» **SET EXERCISE**: Only the lines from the start of the data below through the line that contains "var heartRateSem = [37, 22, 34, 54];" are to be copied, exactly and without pictures.

» **DATASET CONTENT**:
• • • •

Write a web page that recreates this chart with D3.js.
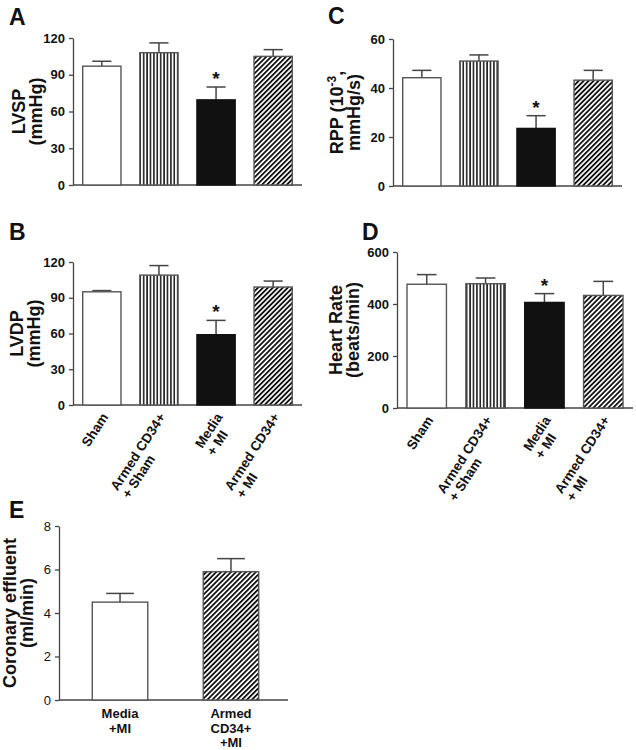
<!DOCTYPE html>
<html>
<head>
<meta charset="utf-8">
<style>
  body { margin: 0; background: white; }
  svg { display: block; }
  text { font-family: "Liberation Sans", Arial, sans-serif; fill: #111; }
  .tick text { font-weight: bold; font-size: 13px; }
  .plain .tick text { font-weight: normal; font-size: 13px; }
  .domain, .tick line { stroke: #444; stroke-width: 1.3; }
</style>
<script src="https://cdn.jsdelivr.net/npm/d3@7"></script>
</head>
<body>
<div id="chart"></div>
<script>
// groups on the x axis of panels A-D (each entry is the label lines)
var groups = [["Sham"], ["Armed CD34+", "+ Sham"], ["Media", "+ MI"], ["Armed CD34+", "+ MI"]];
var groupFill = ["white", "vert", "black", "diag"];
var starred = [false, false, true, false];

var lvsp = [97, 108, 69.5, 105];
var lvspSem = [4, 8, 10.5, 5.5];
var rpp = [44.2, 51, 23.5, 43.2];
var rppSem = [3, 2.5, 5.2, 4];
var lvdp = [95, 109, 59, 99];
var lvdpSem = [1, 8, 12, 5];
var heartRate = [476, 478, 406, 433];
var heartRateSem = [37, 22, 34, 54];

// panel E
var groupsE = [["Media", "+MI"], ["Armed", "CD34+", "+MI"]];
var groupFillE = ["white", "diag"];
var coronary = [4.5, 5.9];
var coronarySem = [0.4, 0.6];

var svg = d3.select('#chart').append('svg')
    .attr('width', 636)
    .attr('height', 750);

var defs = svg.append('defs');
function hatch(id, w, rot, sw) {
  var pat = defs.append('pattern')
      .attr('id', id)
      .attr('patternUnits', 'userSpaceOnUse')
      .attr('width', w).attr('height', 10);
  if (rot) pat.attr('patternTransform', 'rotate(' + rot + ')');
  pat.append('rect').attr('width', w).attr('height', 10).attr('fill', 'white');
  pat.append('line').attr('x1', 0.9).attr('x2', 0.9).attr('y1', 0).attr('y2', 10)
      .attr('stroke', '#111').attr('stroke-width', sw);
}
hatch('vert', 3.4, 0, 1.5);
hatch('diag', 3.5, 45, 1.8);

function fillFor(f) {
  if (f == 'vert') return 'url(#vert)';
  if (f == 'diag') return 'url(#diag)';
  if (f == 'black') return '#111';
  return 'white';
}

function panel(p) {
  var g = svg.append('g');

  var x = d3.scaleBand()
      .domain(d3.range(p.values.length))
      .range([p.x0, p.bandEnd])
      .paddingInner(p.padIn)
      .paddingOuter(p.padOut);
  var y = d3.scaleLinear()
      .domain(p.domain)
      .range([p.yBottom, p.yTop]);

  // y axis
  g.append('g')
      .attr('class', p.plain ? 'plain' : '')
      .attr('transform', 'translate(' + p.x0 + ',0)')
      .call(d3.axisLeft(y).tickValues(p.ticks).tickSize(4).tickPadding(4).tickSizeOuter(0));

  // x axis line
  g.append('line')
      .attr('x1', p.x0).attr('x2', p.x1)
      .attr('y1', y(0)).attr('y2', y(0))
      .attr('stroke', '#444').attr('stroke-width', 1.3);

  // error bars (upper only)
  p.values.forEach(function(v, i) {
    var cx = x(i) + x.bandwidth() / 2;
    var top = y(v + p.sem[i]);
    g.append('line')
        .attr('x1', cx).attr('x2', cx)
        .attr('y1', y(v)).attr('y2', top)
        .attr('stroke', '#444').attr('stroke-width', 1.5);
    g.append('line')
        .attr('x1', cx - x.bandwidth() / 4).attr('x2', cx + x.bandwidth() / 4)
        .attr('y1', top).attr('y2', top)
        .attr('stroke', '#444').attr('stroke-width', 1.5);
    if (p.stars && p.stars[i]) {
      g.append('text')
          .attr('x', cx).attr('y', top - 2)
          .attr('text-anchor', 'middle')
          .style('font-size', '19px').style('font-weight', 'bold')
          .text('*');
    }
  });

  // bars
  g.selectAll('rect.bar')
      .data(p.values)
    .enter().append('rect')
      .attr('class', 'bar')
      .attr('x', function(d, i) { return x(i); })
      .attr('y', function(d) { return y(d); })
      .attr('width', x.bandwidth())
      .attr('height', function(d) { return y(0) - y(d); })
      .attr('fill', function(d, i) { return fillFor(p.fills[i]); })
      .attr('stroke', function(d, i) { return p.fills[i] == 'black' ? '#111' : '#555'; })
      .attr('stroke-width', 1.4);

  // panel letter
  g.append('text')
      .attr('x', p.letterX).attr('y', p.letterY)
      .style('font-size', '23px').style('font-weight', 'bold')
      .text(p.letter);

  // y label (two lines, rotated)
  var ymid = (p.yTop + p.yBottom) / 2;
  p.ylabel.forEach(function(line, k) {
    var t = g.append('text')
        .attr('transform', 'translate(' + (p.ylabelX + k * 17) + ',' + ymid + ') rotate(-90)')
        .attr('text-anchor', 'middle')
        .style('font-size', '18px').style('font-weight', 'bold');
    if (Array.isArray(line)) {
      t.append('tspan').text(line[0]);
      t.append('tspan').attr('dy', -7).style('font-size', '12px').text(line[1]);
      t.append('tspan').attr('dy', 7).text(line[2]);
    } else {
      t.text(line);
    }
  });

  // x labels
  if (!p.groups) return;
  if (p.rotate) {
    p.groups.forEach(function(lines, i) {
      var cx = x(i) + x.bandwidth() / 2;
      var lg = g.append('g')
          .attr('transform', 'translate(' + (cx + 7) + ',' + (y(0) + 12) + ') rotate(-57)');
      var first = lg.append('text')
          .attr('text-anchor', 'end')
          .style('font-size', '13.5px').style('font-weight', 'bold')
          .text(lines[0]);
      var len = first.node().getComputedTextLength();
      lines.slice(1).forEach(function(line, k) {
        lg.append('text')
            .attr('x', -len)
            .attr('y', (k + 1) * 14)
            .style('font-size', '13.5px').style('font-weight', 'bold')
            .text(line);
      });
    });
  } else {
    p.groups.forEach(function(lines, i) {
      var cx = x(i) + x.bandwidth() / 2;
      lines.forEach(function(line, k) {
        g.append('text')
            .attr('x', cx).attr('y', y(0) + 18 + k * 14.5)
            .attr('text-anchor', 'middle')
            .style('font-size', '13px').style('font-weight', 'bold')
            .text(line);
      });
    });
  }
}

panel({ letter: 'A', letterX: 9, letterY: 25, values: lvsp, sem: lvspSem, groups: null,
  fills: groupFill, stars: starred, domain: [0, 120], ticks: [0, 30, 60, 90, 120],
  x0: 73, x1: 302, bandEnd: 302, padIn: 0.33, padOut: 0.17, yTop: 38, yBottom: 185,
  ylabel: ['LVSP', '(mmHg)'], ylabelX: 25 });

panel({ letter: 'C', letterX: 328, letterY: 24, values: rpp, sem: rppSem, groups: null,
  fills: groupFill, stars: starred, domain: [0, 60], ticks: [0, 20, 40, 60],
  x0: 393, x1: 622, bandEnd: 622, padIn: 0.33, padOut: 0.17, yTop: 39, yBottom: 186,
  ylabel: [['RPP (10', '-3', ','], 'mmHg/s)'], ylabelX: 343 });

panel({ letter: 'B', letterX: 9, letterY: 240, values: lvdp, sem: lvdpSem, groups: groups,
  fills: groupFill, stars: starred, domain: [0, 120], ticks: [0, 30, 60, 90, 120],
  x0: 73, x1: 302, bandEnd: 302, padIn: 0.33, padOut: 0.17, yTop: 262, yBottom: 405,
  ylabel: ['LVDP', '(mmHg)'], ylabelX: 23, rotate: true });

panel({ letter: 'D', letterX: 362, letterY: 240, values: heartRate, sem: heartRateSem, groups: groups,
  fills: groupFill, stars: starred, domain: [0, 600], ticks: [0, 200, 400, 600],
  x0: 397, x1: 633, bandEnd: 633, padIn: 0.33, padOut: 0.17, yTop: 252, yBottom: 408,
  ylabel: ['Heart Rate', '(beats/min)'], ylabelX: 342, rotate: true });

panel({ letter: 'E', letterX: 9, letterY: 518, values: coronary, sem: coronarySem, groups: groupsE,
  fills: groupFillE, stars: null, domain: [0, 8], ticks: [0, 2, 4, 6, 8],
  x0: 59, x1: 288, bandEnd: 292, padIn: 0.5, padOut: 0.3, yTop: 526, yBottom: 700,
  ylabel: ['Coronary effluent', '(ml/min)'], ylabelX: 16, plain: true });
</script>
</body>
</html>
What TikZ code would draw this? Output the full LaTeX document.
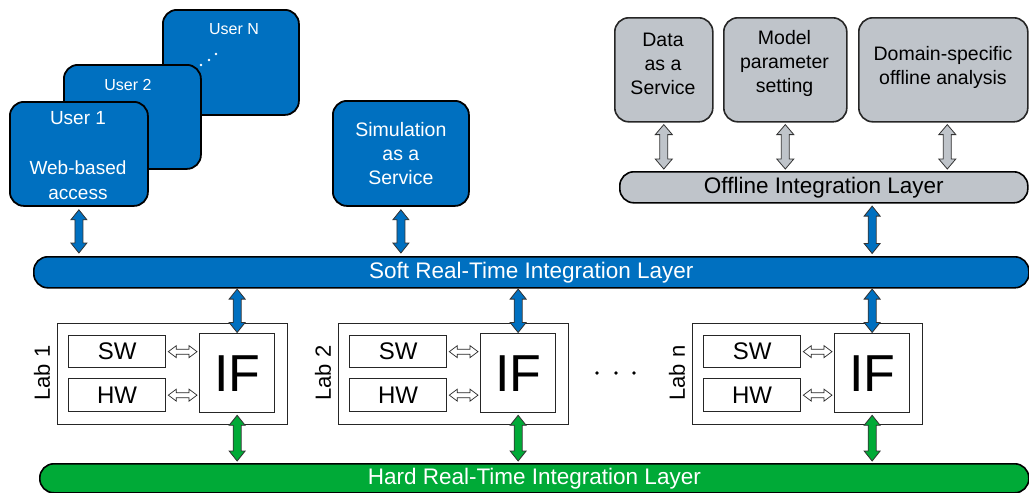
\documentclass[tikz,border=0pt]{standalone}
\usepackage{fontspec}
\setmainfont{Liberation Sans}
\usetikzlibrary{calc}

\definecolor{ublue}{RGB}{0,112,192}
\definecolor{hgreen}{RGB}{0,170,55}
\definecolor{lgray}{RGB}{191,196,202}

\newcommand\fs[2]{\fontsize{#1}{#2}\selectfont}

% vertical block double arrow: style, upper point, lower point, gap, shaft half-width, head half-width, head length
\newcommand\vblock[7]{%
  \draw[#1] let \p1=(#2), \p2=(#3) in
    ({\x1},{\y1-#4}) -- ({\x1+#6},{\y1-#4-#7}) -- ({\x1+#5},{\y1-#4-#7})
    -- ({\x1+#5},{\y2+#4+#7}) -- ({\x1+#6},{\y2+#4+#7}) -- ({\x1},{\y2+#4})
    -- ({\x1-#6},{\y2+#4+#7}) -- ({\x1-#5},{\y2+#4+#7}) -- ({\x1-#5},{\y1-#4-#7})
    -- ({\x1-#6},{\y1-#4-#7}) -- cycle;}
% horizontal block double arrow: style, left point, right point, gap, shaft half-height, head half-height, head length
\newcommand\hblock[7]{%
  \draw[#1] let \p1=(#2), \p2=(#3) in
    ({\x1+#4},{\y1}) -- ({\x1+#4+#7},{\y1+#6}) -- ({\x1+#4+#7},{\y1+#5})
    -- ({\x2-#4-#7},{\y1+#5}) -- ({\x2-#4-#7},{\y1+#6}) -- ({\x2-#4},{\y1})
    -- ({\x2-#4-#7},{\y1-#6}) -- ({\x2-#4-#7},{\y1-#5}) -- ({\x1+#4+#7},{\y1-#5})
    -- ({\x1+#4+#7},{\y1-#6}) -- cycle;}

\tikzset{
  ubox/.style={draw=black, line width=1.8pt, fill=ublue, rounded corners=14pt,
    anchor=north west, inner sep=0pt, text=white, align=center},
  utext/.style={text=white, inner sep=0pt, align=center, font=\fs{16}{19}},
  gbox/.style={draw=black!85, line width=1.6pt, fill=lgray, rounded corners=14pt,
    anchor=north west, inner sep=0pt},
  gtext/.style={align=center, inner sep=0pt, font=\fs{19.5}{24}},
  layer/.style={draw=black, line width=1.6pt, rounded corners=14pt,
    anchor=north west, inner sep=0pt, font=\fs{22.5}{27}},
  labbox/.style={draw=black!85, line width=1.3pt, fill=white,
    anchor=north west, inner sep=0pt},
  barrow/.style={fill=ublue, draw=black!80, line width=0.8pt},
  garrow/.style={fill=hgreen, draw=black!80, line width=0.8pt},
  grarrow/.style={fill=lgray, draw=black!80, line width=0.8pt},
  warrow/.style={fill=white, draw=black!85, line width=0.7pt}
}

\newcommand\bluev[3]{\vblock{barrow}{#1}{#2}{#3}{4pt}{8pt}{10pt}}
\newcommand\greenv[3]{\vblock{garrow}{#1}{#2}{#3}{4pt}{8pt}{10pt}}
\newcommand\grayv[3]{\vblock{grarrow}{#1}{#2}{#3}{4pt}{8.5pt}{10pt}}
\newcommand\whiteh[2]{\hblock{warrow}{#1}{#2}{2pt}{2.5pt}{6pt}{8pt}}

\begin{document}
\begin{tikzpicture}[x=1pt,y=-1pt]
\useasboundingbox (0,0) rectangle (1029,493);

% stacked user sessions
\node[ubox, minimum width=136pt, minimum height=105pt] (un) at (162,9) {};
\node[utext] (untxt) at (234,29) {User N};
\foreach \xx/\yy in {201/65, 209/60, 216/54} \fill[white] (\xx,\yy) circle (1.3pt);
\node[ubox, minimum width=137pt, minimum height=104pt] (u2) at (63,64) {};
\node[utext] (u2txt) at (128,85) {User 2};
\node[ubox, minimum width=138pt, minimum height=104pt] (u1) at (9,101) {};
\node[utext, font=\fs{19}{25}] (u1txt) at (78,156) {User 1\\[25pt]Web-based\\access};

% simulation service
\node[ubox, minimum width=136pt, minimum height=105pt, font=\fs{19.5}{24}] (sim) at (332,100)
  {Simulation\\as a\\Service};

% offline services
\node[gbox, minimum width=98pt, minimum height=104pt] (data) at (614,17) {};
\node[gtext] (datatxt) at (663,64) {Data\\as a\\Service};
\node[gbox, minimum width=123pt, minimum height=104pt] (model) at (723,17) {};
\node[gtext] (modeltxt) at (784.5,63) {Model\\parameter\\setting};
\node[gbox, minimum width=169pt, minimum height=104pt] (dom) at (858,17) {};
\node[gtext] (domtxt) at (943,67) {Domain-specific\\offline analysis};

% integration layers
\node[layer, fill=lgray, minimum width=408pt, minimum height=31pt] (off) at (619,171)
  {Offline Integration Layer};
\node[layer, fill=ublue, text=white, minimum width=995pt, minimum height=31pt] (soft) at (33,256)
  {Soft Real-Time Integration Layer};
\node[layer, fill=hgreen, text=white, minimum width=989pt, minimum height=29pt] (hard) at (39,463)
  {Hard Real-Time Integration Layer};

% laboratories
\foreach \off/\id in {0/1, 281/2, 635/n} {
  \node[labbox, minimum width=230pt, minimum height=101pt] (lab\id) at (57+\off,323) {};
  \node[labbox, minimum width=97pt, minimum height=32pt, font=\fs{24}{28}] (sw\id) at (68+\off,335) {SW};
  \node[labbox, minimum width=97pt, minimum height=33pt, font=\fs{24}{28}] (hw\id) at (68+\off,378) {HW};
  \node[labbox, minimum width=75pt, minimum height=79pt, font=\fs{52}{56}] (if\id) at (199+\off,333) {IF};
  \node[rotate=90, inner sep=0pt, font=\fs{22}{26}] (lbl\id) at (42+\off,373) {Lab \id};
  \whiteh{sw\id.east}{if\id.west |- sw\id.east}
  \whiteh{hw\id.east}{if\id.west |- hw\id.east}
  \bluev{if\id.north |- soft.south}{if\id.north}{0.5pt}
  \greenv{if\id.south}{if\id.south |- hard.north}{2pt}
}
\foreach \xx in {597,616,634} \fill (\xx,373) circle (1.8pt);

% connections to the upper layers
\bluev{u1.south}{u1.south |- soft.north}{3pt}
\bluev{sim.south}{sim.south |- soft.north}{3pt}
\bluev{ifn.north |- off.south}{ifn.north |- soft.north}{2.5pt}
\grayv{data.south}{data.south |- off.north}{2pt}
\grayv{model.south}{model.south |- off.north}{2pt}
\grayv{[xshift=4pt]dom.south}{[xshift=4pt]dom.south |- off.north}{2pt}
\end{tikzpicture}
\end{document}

• • • •

» **RESPONSE TO THE TASK**:
Write a web page that recreates this chart with D3.js.
<!DOCTYPE html>
<html>
<head>
<meta charset="utf-8">
<style>
  body { margin: 0; background: white; }
  svg { display: block; }
  text { font-family: "Liberation Sans", Arial, sans-serif; fill: #111; }
  .tick text { font-weight: bold; font-size: 13px; }
  .plain .tick text { font-weight: normal; font-size: 13px; }
  .domain, .tick line { stroke: #444; stroke-width: 1.3; }
</style>
<script src="https://cdn.jsdelivr.net/npm/d3@7"></script>
</head>
<body>
<div id="chart"></div>
<script>
// groups on the x axis of panels A-D (each entry is the label lines)
var groups = [["Sham"], ["Armed CD34+", "+ Sham"], ["Media", "+ MI"], ["Armed CD34+", "+ MI"]];
var groupFill = ["white", "vert", "black", "diag"];
var starred = [false, false, true, false];

var lvsp = [97, 108, 69.5, 105];
var lvspSem = [4, 8, 10.5, 5.5];
var rpp = [44.2, 51, 23.5, 43.2];
var rppSem = [3, 2.5, 5.2, 4];
var lvdp = [95, 109, 59, 99];
var lvdpSem = [1, 8, 12, 5];
var heartRate = [476, 478, 406, 433];
var heartRateSem = [37, 22, 34, 54];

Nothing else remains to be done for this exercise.